Hubert Védrine : Je ne sais pas. Ce sont des spéculations. Personne n'en est sûr. Il y a une incertitude jusqu'au bout. Mais on ne peut pas être sûr de l'inverse non plus. À l'époque de la guerre du Golfe – je ne compare pas les deux situations –, Saddam Hussein avait obstinément refusé toute possibilité de bouger alors qu'il aurait suffi qu'il sorte du Koweït pour arrêter toute la mécanique qui avait été déclenchée suite à l'invasion. En revanche depuis lors, depuis les années qui se sont écoulées – je vous parlais du travail de la Commission –, il y a eu plusieurs crises. Saddam Hussein a essayé de l'empêcher de fonctionner à certains moments et a récusé des inspecteurs américains. Enfin, il y a eu d'autres crises. Et à trois ou quatre reprises, il a reculé au dernier moment ; en tout cas, il a changé de position. Donc ce n'est pas absurde de penser maintenant encore qu'in extremis, il peut être sensible à ce qui lui a été dit inlassablement, notamment par la France – qui est très en pointe dans la recherche de cette solution – mais aussi par tous les Arabes et par d'autres pays.

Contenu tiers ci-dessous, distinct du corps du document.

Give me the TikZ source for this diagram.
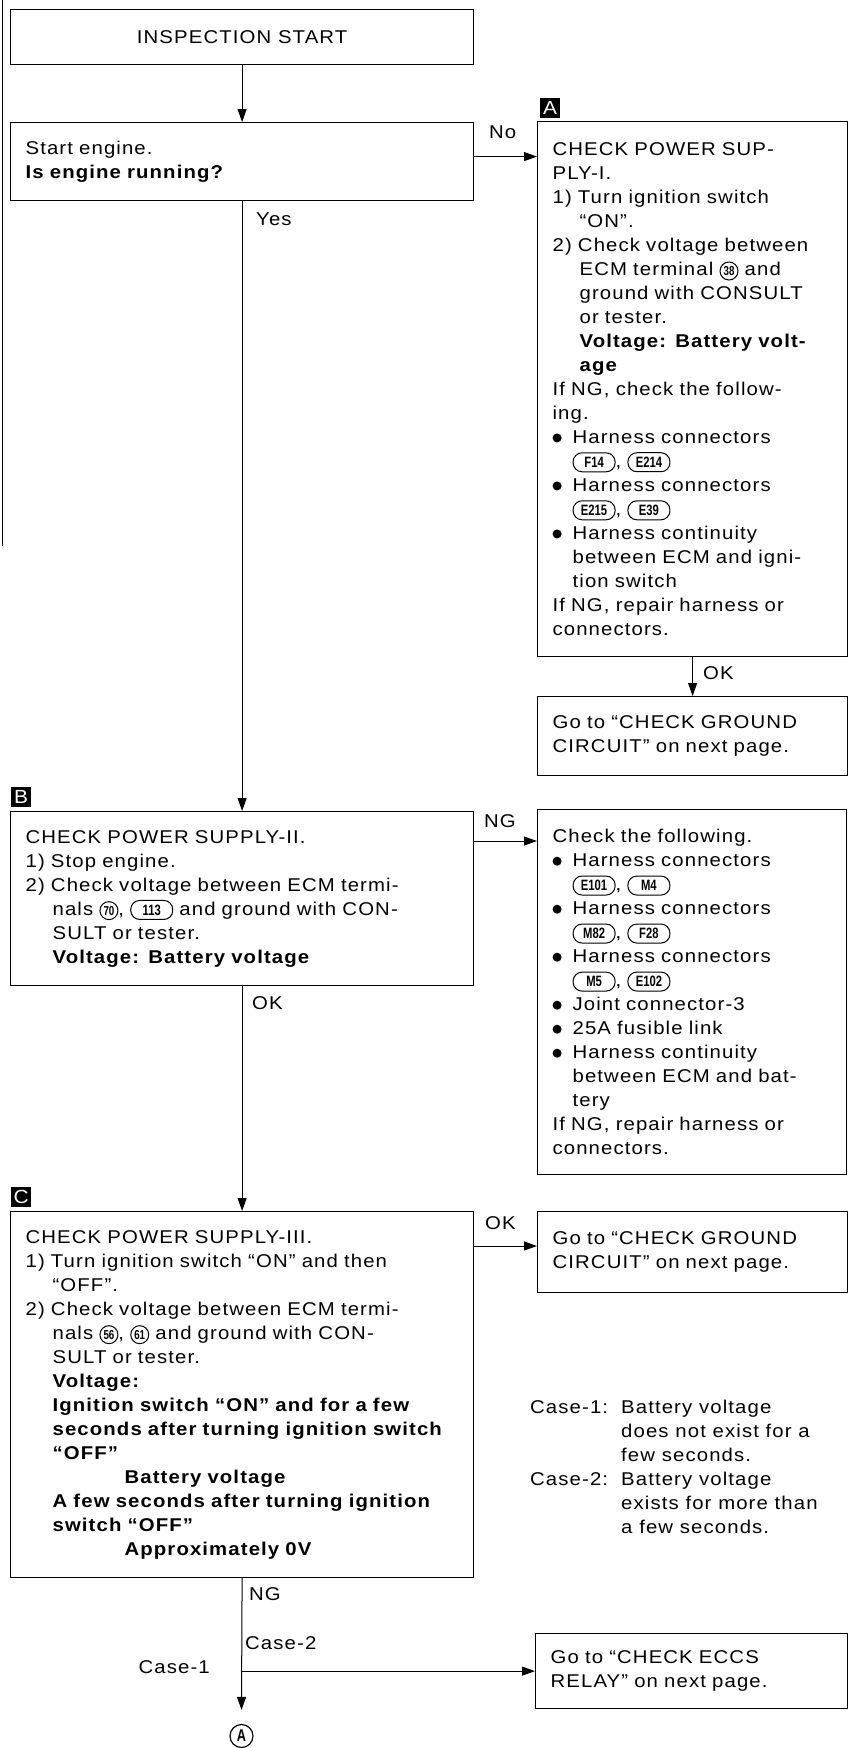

RTL : Les Américains se sont tellement avancés qu'un changement de position de Saddam Hussein devrait être très significatif pour qu'ils s'arrêtent ?
Hubert Védrine : C'est précisément sur le fait de savoir ce qui est significatif ou pas dans un changement de position de Saddam Hussein que les membres permanents ont travaillé ensemble depuis trois, quatre jours. Il s'agit d'une façon ou d'une autre, même si les modalités peuvent être adaptées, de faire en sorte que les inspections de l'UNSCOM puissent avoir lieu dans tous les sites suspects, y compris les ensembles présidentiels qui sont, en fait, souvent de vastes ensembles. Il y a d'ailleurs un débat sur la superficie. C'est pour cela que Kofi Annan a envoyé de façon préparatoire des experts de l'ONU pour essayer d'avoir le cœur net sur la superficie. Il y a des résidences et des installations diverses. Les modalités peuvent être discutées. C'est là-dessus que le Conseil a travaillé. C'est là-dessus que Kofi Annan va faire des propositions aux Iraquiens. Mais le principe ne peut pas être discuté.

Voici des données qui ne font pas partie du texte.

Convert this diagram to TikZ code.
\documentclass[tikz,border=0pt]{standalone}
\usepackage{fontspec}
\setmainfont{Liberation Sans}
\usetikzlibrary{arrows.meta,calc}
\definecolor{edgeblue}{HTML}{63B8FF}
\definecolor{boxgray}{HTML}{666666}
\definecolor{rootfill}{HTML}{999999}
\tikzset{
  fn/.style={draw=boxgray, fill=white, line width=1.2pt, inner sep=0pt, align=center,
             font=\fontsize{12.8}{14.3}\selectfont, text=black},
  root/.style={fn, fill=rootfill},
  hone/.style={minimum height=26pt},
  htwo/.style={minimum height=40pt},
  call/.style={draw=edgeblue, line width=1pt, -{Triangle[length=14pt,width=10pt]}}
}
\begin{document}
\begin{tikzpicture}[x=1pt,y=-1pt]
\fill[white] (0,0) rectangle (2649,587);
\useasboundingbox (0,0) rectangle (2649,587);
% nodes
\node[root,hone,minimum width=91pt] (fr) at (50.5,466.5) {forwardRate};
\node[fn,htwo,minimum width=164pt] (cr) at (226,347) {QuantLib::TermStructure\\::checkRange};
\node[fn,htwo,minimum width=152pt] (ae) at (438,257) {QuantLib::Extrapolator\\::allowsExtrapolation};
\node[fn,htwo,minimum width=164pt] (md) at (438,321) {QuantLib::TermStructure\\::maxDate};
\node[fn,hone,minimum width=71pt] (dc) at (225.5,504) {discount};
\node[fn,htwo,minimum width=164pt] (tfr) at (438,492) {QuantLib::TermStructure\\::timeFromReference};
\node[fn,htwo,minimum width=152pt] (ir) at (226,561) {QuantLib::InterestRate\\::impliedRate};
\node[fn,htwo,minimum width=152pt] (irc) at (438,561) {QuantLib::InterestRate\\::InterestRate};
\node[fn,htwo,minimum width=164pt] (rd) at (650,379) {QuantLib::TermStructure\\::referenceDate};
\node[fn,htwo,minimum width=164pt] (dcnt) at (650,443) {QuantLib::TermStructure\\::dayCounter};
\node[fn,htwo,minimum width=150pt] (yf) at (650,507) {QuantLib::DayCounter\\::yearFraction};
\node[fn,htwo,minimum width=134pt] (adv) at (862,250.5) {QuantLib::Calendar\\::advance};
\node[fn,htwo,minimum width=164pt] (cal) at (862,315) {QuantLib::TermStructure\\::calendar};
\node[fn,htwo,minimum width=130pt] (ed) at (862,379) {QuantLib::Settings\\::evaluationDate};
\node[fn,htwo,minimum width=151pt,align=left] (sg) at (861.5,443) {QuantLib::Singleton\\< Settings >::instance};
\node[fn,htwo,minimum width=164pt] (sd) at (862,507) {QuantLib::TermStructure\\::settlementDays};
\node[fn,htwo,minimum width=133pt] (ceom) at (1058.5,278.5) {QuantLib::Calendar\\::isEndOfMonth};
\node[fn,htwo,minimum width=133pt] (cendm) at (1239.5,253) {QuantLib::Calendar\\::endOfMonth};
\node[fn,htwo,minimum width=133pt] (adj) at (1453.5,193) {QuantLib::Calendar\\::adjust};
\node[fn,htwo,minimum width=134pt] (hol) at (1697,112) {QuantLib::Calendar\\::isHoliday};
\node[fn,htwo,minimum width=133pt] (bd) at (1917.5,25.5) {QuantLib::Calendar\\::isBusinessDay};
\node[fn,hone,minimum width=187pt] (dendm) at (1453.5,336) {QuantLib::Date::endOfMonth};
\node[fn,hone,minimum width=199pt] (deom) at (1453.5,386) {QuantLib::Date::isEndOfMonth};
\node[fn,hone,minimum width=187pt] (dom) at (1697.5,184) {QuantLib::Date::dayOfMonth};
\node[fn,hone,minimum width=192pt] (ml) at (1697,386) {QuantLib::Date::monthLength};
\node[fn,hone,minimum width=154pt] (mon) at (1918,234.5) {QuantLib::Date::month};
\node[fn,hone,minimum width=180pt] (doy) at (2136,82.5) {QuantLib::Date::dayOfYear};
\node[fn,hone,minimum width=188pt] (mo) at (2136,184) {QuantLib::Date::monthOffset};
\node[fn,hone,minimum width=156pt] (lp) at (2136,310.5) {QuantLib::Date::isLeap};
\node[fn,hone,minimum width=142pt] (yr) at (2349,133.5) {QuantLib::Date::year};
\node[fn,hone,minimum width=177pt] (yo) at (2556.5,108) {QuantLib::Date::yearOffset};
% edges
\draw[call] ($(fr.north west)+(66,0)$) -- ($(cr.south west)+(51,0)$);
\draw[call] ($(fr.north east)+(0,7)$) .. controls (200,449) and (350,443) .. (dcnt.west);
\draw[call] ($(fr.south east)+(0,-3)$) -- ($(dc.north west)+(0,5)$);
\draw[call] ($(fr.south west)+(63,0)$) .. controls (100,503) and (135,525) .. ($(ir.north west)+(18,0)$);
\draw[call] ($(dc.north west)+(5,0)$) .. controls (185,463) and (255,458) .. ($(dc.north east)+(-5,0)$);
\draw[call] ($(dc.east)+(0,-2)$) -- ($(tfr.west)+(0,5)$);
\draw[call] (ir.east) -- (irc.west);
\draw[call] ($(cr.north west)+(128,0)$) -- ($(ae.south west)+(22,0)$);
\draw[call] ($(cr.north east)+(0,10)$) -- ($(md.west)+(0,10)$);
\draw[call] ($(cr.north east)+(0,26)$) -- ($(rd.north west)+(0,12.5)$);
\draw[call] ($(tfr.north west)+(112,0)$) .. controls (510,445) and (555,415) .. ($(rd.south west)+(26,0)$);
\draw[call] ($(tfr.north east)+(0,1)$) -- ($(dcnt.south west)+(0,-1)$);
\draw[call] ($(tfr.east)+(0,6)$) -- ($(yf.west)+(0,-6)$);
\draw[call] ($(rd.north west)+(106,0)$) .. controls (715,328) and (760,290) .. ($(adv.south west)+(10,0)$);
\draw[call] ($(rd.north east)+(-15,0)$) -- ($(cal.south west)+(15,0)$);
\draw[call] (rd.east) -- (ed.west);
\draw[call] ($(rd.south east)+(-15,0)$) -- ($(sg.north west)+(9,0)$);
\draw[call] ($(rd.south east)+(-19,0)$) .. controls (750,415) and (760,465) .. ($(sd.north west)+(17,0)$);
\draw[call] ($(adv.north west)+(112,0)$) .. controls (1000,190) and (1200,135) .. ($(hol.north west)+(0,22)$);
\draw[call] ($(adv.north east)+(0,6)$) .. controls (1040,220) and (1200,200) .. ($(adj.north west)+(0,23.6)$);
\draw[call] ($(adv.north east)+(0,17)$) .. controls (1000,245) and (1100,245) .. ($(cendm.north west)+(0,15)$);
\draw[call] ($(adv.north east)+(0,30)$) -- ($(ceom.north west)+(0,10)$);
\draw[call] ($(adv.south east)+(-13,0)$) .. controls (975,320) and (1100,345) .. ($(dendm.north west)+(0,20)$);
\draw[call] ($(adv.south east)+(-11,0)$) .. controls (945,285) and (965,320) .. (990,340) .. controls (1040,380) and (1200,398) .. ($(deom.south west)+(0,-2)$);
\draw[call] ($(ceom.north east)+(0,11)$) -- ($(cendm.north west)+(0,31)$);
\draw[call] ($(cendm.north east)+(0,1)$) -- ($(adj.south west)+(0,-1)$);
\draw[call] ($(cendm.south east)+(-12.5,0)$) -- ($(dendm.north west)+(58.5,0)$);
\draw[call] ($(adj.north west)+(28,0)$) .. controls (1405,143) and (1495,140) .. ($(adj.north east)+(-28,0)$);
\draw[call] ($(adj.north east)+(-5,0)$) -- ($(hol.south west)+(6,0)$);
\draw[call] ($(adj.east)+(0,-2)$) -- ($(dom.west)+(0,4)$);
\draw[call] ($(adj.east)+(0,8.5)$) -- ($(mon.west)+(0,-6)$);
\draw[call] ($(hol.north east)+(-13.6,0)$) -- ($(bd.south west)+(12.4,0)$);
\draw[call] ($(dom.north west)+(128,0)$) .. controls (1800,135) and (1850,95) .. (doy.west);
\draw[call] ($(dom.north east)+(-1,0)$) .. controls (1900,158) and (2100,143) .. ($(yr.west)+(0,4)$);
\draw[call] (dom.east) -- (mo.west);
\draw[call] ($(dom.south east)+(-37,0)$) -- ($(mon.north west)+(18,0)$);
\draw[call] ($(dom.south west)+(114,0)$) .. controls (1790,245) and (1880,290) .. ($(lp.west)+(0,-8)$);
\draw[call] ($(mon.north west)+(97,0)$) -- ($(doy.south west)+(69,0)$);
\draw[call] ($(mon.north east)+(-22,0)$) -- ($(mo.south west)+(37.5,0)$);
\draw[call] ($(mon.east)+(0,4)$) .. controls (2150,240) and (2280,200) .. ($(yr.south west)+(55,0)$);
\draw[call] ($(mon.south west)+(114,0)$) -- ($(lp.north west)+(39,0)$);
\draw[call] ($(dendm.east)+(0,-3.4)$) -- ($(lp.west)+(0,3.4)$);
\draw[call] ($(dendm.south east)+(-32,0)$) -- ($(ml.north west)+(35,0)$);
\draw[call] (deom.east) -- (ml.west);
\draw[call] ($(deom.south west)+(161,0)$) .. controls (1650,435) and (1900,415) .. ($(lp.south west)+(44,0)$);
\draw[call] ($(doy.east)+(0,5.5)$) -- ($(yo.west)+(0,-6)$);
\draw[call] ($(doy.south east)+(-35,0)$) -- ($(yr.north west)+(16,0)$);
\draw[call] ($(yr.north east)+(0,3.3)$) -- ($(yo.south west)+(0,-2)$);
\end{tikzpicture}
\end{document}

RTL : Mais les modalités, qu'est-ce que cela peut être ? Par exemple, que les inspecteurs soient accompagnés de diplomates, que l'UNSCOM change de nom ?
Hubert Védrine : Par exemple. En revanche l'UNSCOM n'a pas à changer de nom. Il peut y avoir des combinaisons. Il peut y avoir l'UNSCOM et d'autres personnes, d'autres experts. Mais permettez-moi de ne pas rentrer dans le détail là puisque précisément cela fait encore l'objet d'une discussion qui est sensible. Il faut laisser toutes ses chances à l'action que va tenter Kofi Annan.
RTL : Avec les États-Unis, la France a une différence de point de vue mais qui finalement est admise ?
Hubert Védrine : Il n'y a pas de différence sur le principe de l'application des résolutions. Là-dessus, il y a un accord complet au sein du Conseil de sécurité comme au sein des Quinze en Europe. D'autre part, il n'y a aucune critique – nulle part – sur l'action diplomatique que la France mène depuis maintenant plusieurs jours. La France est très en pointe. Il y a eu une tentative russe au début mais qui n'a pas donné des résultats. Maintenant c'est la France qui mène cette recherche. Vous observerez que cela n'est critiqué nulle part ni en Europe, ni aux États-Unis ni dans le monde arabe, ni de la part des Russes. Sur ces points, il n'y a pas de différence.
RTL : Mais en même temps, la France fait entendre une différence en allant plus sur le terrain de la diplomatie ?
Hubert Védrine : Je dirais qu'elle fait preuve d'une opiniâtreté et d'un dynamisme et peut-être d'une ingéniosité dans la recherche des solutions qu'elle est un peu la seule à manifester. La plupart des autres observent ou ont pris des attitudes plus passives par rapport au sujet. Nous ne voulons nous résigner à ce que cette crise se résolve nécessairement par de grandes actions militaires dont nous pensons qu'elles pourraient régler certains problèmes mais elles en créeraient évidemment beaucoup d'autres, peut-être plus grands encore. D'où notre obstination.
RTL : Sur un plan franco-français, on a l'impression à l'occasion de cette crise internationale qu'il y a un exercice impeccable de cohabitation ?
Hubert Védrine : Il y a une identité de vue complète entre le président de la République, le Premier ministre, le gouvernement et les ministres concernés.
RTL : Le Premier ministre étant lui aussi étroitement associé à la position française.
Hubert Védrine : Naturellement. Le Premier ministre n'est pas associé à la position française, il co-élabore la position française.
RTL : Le principal pôle de définition de la position française est où ?
Hubert Védrine : Les définitions se font à travers une concertation constante – et spécialement en ce moment –, vraiment permanente, entre le président et le gouvernement. C'est parallèle.